Forgetfulness
There are some days you are aware of something and there are some days that you always forget.
Today was one of those days. Today is the official third day of my break and what good way to start if off is to screw up a meeting with a lecturer.
I always keep appointments. Period. Worst comes to worst, I will be late but by then, I would have messaged the person-at-waiting then I would be late by 5 minutes. Today, would also officially be the first day of the year of me not keeping up with an appointment.
It was a usual day for me waking up to oblivion, bumming around and not checking my handphone. I turned my handphone to silent mode (Yes i'm that stupid! Who turns their handphone to silent mode at home .... duh !!!!). At 11 am, I so happen to pass by my handphone and there it was 2 messages for me. To my suprise, my lecturer messaged me to ask WHERE I WAS ?. I stood there dumbfounded. Halfway pondering whether to knock my head on the left pillar or on the right pillar. This was an important appointment for me as it was to commencement of a school project that I committed myself to as a leader and there I was, absent from the first meeting !!! First time i feel so blonde.
I cleared the air after 10 minutes later and some blood stains on both the pillars, I called and the meeting was arranged for tommorrow at 10 am. If you don't see me blog by tommorrow night, that means I would have ended up at Changi Hospital with a concussion.
I had an easy breezy day after that wrongful affair in the morning. Lazing around my computer in card games chatroom, reading the papers and learning the new software called AfterFX, as time passed by, it was 3 pm.
Then, out of nowhere, my editor messaged me. To meet him today at his office !!! Well, since I was already so relaxed in the comforts of my home, I arranged a meeting at 3 pm tommorrow. So there, a day with nothing will evolved to the next day where i get my hands full.
To make things worse, the moment i told my editor i'll see him tommorrow at 3 pm (which i think the meeting will be over at around 5pm), it struck me I had ANOTHER appointment.
I have a chalet at 2pm with my course buddies. I self-restraint myself from the pillar and looked at the chronology of events that will be happening tommorrow. 10 am meeting with lecturer. Lunch at 2 pm. Editor meeting at 3pm. Reach home by 6pm. Leave home by 6.30 to reach chalet premises at 7.15. Get lost in the maze of A - F chalets. Reach bbq pit by 8 pm.
A packed day and it is my holidays =). Nevertheless, if you read my last entry, this events keep me going as at least I have a direction in life. I can't imagine myself aimless with nowhere to go.
The moral of today's post is: Balancing time and work
Are you the type who would like to laze around ? Or are you the type who need to be on your toes ? I'm the latter though but what keeps people motivated to busy themself with so many stuff when they can have a 2 months holiday lying there on a beach chair tanning themselves till the cows turn black themselves. As i learnt from my module UCCD, there are 3 reasons why people seek work. One of these reason is to maintain interaction with civilisation. I think that is my driving force for making myself work tirelessly to a goal, however dumb or useless as it maybe. I see that as life's path of experiences and I have to savour it as life flashes past me, however bitter or sweet it maybe, it will eventually have an impact in my life down the road.
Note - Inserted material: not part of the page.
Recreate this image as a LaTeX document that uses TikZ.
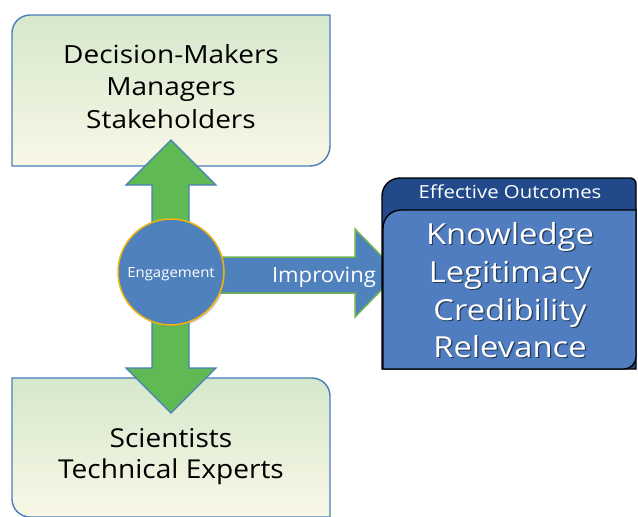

As sad as it sounds, i don't really have a large circle of friends. Even so, my circle does not consist of what would consider as buddies but more like acquaintances. I do have a handful of friends to provide me emotional support when i need the, but being a Virgo myself, it would be preferable that i fly solo in anything that i do. To relate this back to my moral of the day, as much time as you spent on your work, take time off to have a social life or you will end up like a shrewd miserable scrooge like me 50 years down the road with nobody to love but with everyone's hatred.
I sound so miserable but it is the harsh truth. It would be delusional to lie to myself where this blog is my confessional to everything i have to say. A reflection of my life. Be damned if I have to be self-delisional.